La Commission Européenne rappelle néanmoins qu’il existe certaines dérogations au principe du transfert transatlantique de données personnelles telles que rappelées à l’article 26 de la directive 95/46 CE du 24 octobre 1995.

Ainsi qu’en dispose cet article, les États membres peuvent prévoir qu’un transfert de données à caractère personnel vers un pays tiers n’assurant pas un niveau de protection adéquat au sens de l’article 25 paragraphe 2 peut être notamment effectué, dès lors que :

➢ la personne concernée a donné son consentement au transfert envisagé ou

➢ le transfert est nécessaire à l’exécution d’un contrat entre la personne concernée et le responsable du traitement ou à l’exécution de mesures précontractuelles prises à la demande de la personne concernée ou,

➢ le transfert est nécessaire à la conclusion ou à l’exécution d’un contrat conclu ou à conclure, dans l’intérêt de la personne concernée, entre le responsable du traitement et un tiers ;

➢ le transfert est nécessaire ou rendu juridiquement obligatoire pour la sauvegarde d’un intérêt public important, ou pour la constatation, l’exercice ou la défense d’un droit en justice ;

➢ le transfert est nécessaire à la sauvegarde de l’intérêt vital de la personne concernée.

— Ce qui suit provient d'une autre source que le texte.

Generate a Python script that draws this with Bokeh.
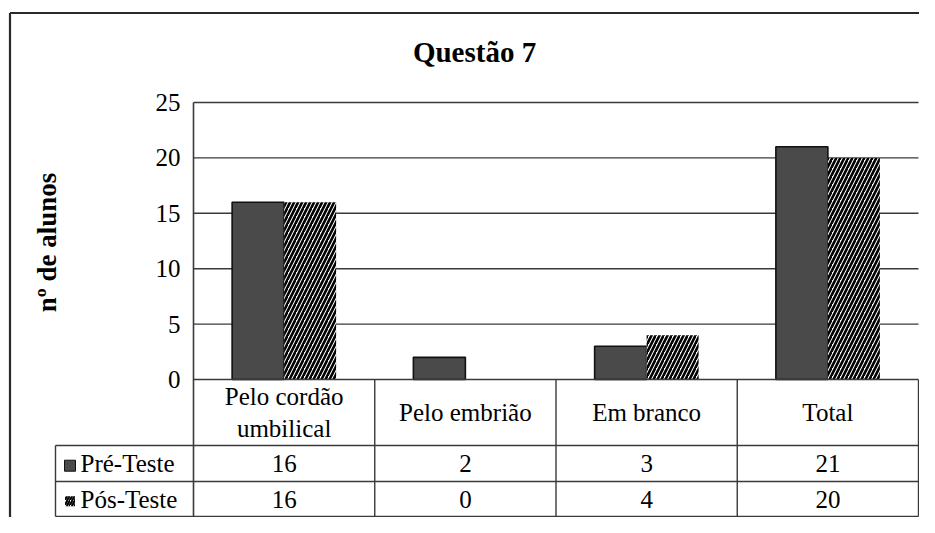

Tel est le cas notamment du transfert de données personnelles réalisé dans le cadre de l’exécution d’un contrat de transport ou de location impliquant la communication de telles données.

Sont également concernées par cette dérogation, tout transfert de données réalisé dans le cadre de la constatation, l’exercice ou la défense d’un droit en justice ainsi que les cas où la personne concernée a donné « son consentement libre et éclairé » et « où aucun autre motif de dérogation ne peut être invoqué  ».

Ainsi et dans l’attente d’un cadre juridique en parfaite conformité avec la solution dégagée dans l’arrêt SCHREMS, les entreprises souhaitant réaliser des transferts de données personnelles vers des pays tiers devront recourir aux moyens précités afin de se conformer à la décision de la Cour de Justice de l’Union Européenne.